The teaching and learning approaches will foster both acquisition of new knowledge at an advanced level and development of your skills. The material presented will be context-based utilising examples from a range of mathematical and real-world applications. The emphasis will be on learning by doing, learning in groups and as individuals, written and oral communication, and developing skills and attitudes to promote life-long learning.
You are expected to work not only in any lecture/workshop session times allocated, but also in your own private study time. That is, you are expected to consolidate the material presented by working through a wide variety of exercises, problems and online learning activities in your own time.
For more information regarding expected volume of learning for this unit, please consult QUT Manual of Policies and Procedures, Section C/3.1.
Feedback on Learning and Assessment
Assessment
Unit Grading Scheme
7- point scale
Assessment Tasks
Assessment: Problem Solving Task
You will submit several small tasks that give you the opportunity to apply the mathematical modelling skills you have developed in this unit.
This assignment is eligible for the 48-hour late submission period and assignment extensions.
Assessment: Project (applied)
This assessment item reflects two facets of applied mathematicians, namely; 1) the process of turning a real-world problem arising from a complex system into an adequate mathematical description; and 2) the grasp of advanced mathematical and computational techniques that enable complex systems to be modelled, simulated, and analysed with an accuracy and level of detail suited to the investigation.

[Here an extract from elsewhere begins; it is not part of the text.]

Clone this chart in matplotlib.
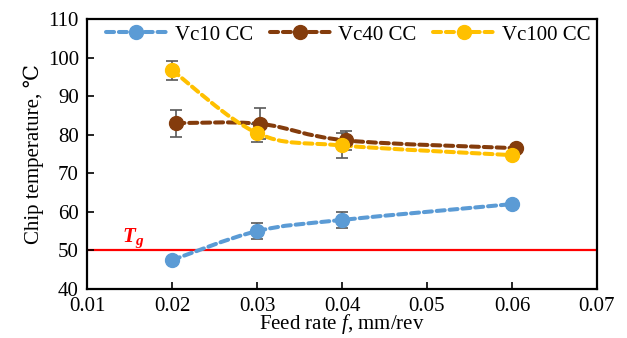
import matplotlib
matplotlib.use('Agg')
import matplotlib.pyplot as plt
from matplotlib.path import Path
from matplotlib.patches import PathPatch
from matplotlib.lines import Line2D

plt.rcParams['font.family'] = ['Liberation Serif', 'DejaVu Serif']
plt.rcParams['mathtext.fontset'] = 'custom'
plt.rcParams['mathtext.it'] = 'Liberation Serif:italic'

# data
labels = ['Vc10 CC', 'Vc40 CC', 'Vc100 CC']
colors = ['#5B9BD5', '#843C0C', '#FFC000']

feed_vc10 = [0.02, 0.03, 0.04, 0.06]
temp_vc10 = [47.5, 55.0, 57.9, 62.0]
err_vc10 = [0.0, 2.0, 2.0, 0.0]

feed_vc40 = [0.0205, 0.0304, 0.0405, 0.0605]
temp_vc40 = [83.0, 82.8, 78.5, 76.5]
err_vc40 = [3.5, 4.0, 2.5, 0.0]

feed_vc100 = [0.02, 0.03, 0.04, 0.06]
temp_vc100 = [96.7, 80.4, 77.2, 74.7]
err_vc100 = [2.5, 2.3, 3.2, 0.0]

tg = 50

xticks = [0.01, 0.02, 0.03, 0.04, 0.05, 0.06, 0.07]
yticks = [40, 50, 60, 70, 80, 90, 100, 110]


def smooth_path(xs, ys):
    # Excel-style smoothed line: cubic bezier through the points
    pts = list(zip(xs, ys))
    verts = [pts[0]]
    codes = [Path.MOVETO]
    n = len(pts)
    for i in range(n - 1):
        p0 = pts[max(i - 1, 0)]
        p1 = pts[i]
        p2 = pts[i + 1]
        p3 = pts[min(i + 2, n - 1)]
        c1 = (p1[0] + (p2[0] - p0[0]) / 6, p1[1] + (p2[1] - p0[1]) / 6)
        c2 = (p2[0] - (p3[0] - p1[0]) / 6, p2[1] - (p3[1] - p1[1]) / 6)
        verts += [c1, c2, p2]
        codes += [Path.CURVE4] * 3
    return Path(verts, codes)


fig = plt.figure(figsize=(6.27, 3.38), dpi=100)
ax = fig.add_axes([0.139, 0.145, 0.813, 0.799])

series = [(feed_vc10, temp_vc10, err_vc10),
          (feed_vc40, temp_vc40, err_vc40),
          (feed_vc100, temp_vc100, err_vc100)]

ax.axhline(tg, color='#FF0000', lw=1.6, zorder=1)
ax.text(0.0149, tg + 1.0, 'T', color='#FF0000', fontsize=15,
        fontweight='bold', fontstyle='italic', ha='center', va='bottom')
ax.text(0.0157, tg + 0.6, 'g', color='#FF0000', fontsize=11,
        fontweight='bold', fontstyle='italic', ha='left', va='bottom')

dash = (0, (2.0, 1.2))
handles = []
for (xs, ys, es), c, lab in zip(series, colors, labels):
    patch = PathPatch(smooth_path(xs, ys), fill=False, edgecolor=c, lw=2.9,
                      linestyle=dash, capstyle='round', zorder=2)
    ax.add_patch(patch)
    ax.errorbar(xs, ys, yerr=es, fmt='none', ecolor='#595959', elinewidth=1.2,
                capsize=4, capthick=1.2, zorder=3)
    ax.plot(xs, ys, ls='none', marker='o', ms=10, color=c, zorder=4)
    handles.append(Line2D([], [], color=c, lw=2.9, ls=dash,
                          marker='o', ms=10, dash_capstyle='round'))

ax.set_xlim(0.01, 0.07)
ax.set_ylim(40, 110)
ax.set_xticks(xticks)
ax.set_xticklabels(['%.2f' % v for v in xticks])
ax.set_yticks(yticks)
ax.tick_params(direction='in', length=5, width=1.2, labelsize=15, pad=6)
for s in ax.spines.values():
    s.set_linewidth(1.6)

ax.set_xlabel('Feed rate $\\mathit{f}$, mm/rev', fontsize=15, labelpad=-3)
ax.set_ylabel('Chip temperature, ℃', fontsize=15, labelpad=3)

ax.legend(handles, labels, loc='upper right', ncol=3, frameon=False,
          fontsize=15, handlelength=2.9, columnspacing=0.8, handletextpad=0.4,
          borderpad=0.2, borderaxespad=0.1, bbox_to_anchor=(1.0, 1.0))

fig.savefig('out.png', dpi=100)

You will be confronted with a real problem from the research literature and/or from research topics drawn from the lecturers' expertise, and be expected to demonstrate your capability to model, solve, and communicate the results of your mathematical and computational experimentation.

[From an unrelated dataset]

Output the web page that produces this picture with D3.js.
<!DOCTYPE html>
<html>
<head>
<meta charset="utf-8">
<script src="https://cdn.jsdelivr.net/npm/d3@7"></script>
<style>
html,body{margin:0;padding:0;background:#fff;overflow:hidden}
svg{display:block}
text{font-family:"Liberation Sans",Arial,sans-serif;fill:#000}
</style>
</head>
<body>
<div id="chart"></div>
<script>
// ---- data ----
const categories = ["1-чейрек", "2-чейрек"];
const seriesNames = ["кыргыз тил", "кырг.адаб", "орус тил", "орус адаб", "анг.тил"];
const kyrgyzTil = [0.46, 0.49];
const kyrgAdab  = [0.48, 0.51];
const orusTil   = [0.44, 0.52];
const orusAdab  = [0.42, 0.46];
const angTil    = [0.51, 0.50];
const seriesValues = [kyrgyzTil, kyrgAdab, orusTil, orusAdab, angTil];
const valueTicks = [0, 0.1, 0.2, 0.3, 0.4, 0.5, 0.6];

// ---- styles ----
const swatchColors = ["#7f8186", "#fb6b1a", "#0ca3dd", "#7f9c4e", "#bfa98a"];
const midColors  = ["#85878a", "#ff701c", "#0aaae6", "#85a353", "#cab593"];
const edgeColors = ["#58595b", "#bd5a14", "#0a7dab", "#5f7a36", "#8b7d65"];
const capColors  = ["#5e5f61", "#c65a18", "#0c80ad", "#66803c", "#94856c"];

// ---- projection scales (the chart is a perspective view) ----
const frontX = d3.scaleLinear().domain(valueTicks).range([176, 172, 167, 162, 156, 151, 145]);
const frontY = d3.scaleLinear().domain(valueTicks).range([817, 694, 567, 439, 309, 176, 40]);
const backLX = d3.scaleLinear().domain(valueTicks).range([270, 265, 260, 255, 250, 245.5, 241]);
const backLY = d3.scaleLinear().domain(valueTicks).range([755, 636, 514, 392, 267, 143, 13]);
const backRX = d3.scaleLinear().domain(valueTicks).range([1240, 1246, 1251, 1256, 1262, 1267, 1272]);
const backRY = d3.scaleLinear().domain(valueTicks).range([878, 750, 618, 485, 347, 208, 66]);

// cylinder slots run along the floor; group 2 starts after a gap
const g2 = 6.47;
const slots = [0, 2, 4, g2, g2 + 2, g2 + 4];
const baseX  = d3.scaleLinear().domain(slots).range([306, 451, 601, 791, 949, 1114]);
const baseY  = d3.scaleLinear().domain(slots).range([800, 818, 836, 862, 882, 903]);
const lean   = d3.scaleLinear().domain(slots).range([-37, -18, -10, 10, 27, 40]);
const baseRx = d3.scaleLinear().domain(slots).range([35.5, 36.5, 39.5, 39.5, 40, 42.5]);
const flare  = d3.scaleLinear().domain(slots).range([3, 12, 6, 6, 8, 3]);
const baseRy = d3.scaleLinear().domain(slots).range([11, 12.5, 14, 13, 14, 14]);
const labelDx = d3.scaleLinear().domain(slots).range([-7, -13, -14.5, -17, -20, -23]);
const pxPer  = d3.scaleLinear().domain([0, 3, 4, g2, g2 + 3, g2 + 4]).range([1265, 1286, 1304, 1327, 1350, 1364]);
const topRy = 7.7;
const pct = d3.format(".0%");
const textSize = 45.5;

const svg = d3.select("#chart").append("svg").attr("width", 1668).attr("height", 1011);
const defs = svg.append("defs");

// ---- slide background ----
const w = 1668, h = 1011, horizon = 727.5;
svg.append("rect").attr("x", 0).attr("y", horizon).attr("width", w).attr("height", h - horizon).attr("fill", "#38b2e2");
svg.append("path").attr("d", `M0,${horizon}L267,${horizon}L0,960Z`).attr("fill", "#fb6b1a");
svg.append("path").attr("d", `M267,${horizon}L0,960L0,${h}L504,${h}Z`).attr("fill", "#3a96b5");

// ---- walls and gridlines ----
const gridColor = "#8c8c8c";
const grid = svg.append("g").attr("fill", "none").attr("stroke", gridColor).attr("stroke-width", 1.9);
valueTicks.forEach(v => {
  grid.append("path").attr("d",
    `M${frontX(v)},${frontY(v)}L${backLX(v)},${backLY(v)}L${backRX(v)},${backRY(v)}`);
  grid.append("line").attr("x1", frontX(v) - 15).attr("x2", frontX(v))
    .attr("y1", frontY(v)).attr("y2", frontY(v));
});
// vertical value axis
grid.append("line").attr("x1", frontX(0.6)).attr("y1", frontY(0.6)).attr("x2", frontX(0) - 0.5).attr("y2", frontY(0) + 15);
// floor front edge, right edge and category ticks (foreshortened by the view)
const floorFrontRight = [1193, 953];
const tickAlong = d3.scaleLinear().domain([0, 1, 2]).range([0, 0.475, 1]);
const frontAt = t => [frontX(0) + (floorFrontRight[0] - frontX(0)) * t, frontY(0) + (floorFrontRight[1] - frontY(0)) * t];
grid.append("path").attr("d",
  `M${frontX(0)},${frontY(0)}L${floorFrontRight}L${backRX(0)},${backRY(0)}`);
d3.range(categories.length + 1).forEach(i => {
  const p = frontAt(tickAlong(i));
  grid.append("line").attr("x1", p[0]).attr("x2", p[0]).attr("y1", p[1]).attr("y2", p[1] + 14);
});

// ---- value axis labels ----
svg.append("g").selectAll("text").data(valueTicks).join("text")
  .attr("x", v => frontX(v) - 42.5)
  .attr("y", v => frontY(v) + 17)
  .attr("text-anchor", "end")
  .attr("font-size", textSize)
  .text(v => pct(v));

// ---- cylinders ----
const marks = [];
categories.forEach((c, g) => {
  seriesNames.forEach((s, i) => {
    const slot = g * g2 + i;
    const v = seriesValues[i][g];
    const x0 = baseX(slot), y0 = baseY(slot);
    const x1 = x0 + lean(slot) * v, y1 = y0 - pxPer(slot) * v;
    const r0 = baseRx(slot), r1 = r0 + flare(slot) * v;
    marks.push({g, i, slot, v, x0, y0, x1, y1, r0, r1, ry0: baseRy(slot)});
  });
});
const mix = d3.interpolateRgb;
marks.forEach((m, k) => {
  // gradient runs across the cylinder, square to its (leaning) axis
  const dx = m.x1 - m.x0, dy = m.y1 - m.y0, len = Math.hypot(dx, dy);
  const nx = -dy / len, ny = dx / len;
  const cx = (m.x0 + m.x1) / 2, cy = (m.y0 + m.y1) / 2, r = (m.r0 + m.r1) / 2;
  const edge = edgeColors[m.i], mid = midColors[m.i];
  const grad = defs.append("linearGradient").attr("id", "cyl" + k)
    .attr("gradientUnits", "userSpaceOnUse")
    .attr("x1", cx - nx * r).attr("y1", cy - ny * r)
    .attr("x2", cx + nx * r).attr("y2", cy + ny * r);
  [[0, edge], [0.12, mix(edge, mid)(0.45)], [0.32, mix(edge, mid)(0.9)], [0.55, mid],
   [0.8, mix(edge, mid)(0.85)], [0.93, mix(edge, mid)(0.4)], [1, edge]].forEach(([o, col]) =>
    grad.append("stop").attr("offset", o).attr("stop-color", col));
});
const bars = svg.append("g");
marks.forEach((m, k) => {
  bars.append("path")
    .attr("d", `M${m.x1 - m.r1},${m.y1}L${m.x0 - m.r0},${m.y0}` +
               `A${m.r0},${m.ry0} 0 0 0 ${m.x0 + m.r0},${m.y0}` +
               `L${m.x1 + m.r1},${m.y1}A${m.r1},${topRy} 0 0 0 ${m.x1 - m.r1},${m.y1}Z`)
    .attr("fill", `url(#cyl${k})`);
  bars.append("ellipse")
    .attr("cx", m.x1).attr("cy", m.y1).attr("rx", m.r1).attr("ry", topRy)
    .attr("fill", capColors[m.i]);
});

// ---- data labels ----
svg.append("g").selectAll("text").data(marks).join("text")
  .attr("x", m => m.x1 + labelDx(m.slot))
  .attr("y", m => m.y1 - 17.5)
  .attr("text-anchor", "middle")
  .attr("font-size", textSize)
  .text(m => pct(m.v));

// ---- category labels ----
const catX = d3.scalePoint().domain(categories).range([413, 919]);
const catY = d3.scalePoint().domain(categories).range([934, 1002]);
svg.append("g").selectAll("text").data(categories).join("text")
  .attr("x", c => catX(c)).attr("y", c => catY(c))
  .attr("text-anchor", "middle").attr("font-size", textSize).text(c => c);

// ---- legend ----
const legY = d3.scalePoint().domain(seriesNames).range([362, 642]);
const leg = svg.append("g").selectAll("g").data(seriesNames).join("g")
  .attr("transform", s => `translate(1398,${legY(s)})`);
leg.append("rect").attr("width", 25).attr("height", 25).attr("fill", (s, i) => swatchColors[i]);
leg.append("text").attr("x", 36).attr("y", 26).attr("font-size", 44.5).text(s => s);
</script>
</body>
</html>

This assignment is eligible for the 48-hour late submission period and assignment extensions.
Academic Integrity
Academic integrity is a commitment to undertaking academic work and assessment in a manner that is ethical, fair, honest, respectful and accountable.
The Academic Integrity Policy sets out the range of conduct that can be a failure to maintain the standards of academic integrity. This includes, cheating in exams, plagiarism, self-plagiarism, collusion and contract cheating. It also includes providing fraudulent or altered documentation in support of an academic concession application, for example an assignment extension or a deferred exam.

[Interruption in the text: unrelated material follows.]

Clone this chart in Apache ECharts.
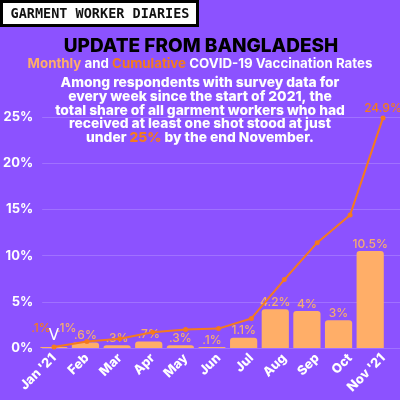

You are encouraged to make use of QUT’s learning support services, resources and tools to assure the academic integrity of your assessment. This includes the use of text matching software that may be available to assist with self-assessing your academic integrity as part of the assessment submission process.
Breaching QUT’s Academic Integrity Policy or engaging in conduct that may defeat or compromise the purpose of assessment can lead to a finding of student misconduct (Code of Conduct – Student) and result in the imposition of penalties under the Management of Student Misconduct Policy, ranging from a grade reduction to exclusion from QUT.
Resources
Risk Assessment Statement
There are no extraordinary risks associated with the classroom/lecture activities in this unit.